─── Supplied information ───
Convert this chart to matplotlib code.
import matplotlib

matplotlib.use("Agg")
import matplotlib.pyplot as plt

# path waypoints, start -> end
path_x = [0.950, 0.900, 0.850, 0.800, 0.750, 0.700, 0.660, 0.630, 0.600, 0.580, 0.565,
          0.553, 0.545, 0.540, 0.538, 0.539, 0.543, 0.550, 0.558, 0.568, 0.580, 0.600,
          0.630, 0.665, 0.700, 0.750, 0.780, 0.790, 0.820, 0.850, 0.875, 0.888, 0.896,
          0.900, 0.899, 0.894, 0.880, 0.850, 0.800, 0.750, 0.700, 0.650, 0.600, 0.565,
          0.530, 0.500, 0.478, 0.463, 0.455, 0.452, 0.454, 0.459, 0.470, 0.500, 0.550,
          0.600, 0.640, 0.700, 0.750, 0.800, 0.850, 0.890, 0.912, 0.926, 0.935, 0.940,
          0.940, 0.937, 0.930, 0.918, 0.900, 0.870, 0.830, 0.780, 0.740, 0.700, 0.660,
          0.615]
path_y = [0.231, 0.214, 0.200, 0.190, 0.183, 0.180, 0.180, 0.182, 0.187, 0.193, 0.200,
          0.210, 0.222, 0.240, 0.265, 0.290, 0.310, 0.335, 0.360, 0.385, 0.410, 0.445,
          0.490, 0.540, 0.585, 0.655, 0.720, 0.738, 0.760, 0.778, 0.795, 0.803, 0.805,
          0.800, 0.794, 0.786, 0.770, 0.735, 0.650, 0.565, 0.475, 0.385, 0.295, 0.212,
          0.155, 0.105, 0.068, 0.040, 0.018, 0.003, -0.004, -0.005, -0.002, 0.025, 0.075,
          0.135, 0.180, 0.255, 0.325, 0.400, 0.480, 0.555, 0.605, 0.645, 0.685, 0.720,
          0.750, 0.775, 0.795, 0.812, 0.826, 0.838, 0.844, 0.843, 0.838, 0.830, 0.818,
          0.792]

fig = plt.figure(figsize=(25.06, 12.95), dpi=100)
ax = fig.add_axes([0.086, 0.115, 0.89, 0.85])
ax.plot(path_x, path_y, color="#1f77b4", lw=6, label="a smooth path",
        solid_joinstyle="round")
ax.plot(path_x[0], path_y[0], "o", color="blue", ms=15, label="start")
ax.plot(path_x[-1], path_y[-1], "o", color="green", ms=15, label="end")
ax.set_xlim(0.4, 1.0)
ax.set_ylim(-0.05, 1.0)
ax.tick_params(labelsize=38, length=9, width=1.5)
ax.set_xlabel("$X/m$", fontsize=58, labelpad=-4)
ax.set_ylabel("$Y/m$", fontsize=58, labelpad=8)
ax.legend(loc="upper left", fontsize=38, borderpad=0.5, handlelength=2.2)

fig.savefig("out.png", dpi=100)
───
Required work: Print the listing above in full, exactly as it is.

Answer for this exercise:
Convert this chart to matplotlib code.
import matplotlib

matplotlib.use("Agg")
import matplotlib.pyplot as plt

# path waypoints, start -> end
path_x = [0.950, 0.900, 0.850, 0.800, 0.750, 0.700, 0.660, 0.630, 0.600, 0.580, 0.565,
          0.553, 0.545, 0.540, 0.538, 0.539, 0.543, 0.550, 0.558, 0.568, 0.580, 0.600,
          0.630, 0.665, 0.700, 0.750, 0.780, 0.790, 0.820, 0.850, 0.875, 0.888, 0.896,
          0.900, 0.899, 0.894, 0.880, 0.850, 0.800, 0.750, 0.700, 0.650, 0.600, 0.565,
          0.530, 0.500, 0.478, 0.463, 0.455, 0.452, 0.454, 0.459, 0.470, 0.500, 0.550,
          0.600, 0.640, 0.700, 0.750, 0.800, 0.850, 0.890, 0.912, 0.926, 0.935, 0.940,
          0.940, 0.937, 0.930, 0.918, 0.900, 0.870, 0.830, 0.780, 0.740, 0.700, 0.660,
          0.615]
path_y = [0.231, 0.214, 0.200, 0.190, 0.183, 0.180, 0.180, 0.182, 0.187, 0.193, 0.200,
          0.210, 0.222, 0.240, 0.265, 0.290, 0.310, 0.335, 0.360, 0.385, 0.410, 0.445,
          0.490, 0.540, 0.585, 0.655, 0.720, 0.738, 0.760, 0.778, 0.795, 0.803, 0.805,
          0.800, 0.794, 0.786, 0.770, 0.735, 0.650, 0.565, 0.475, 0.385, 0.295, 0.212,
          0.155, 0.105, 0.068, 0.040, 0.018, 0.003, -0.004, -0.005, -0.002, 0.025, 0.075,
          0.135, 0.180, 0.255, 0.325, 0.400, 0.480, 0.555, 0.605, 0.645, 0.685, 0.720,
          0.750, 0.775, 0.795, 0.812, 0.826, 0.838, 0.844, 0.843, 0.838, 0.830, 0.818,
          0.792]

fig = plt.figure(figsize=(25.06, 12.95), dpi=100)
ax = fig.add_axes([0.086, 0.115, 0.89, 0.85])
ax.plot(path_x, path_y, color="#1f77b4", lw=6, label="a smooth path",
        solid_joinstyle="round")
ax.plot(path_x[0], path_y[0], "o", color="blue", ms=15, label="start")
ax.plot(path_x[-1], path_y[-1], "o", color="green", ms=15, label="end")
ax.set_xlim(0.4, 1.0)
ax.set_ylim(-0.05, 1.0)
ax.tick_params(labelsize=38, length=9, width=1.5)
ax.set_xlabel("$X/m$", fontsize=58, labelpad=-4)
ax.set_ylabel("$Y/m$", fontsize=58, labelpad=8)
ax.legend(loc="upper left", fontsize=38, borderpad=0.5, handlelength=2.2)

fig.savefig("out.png", dpi=100)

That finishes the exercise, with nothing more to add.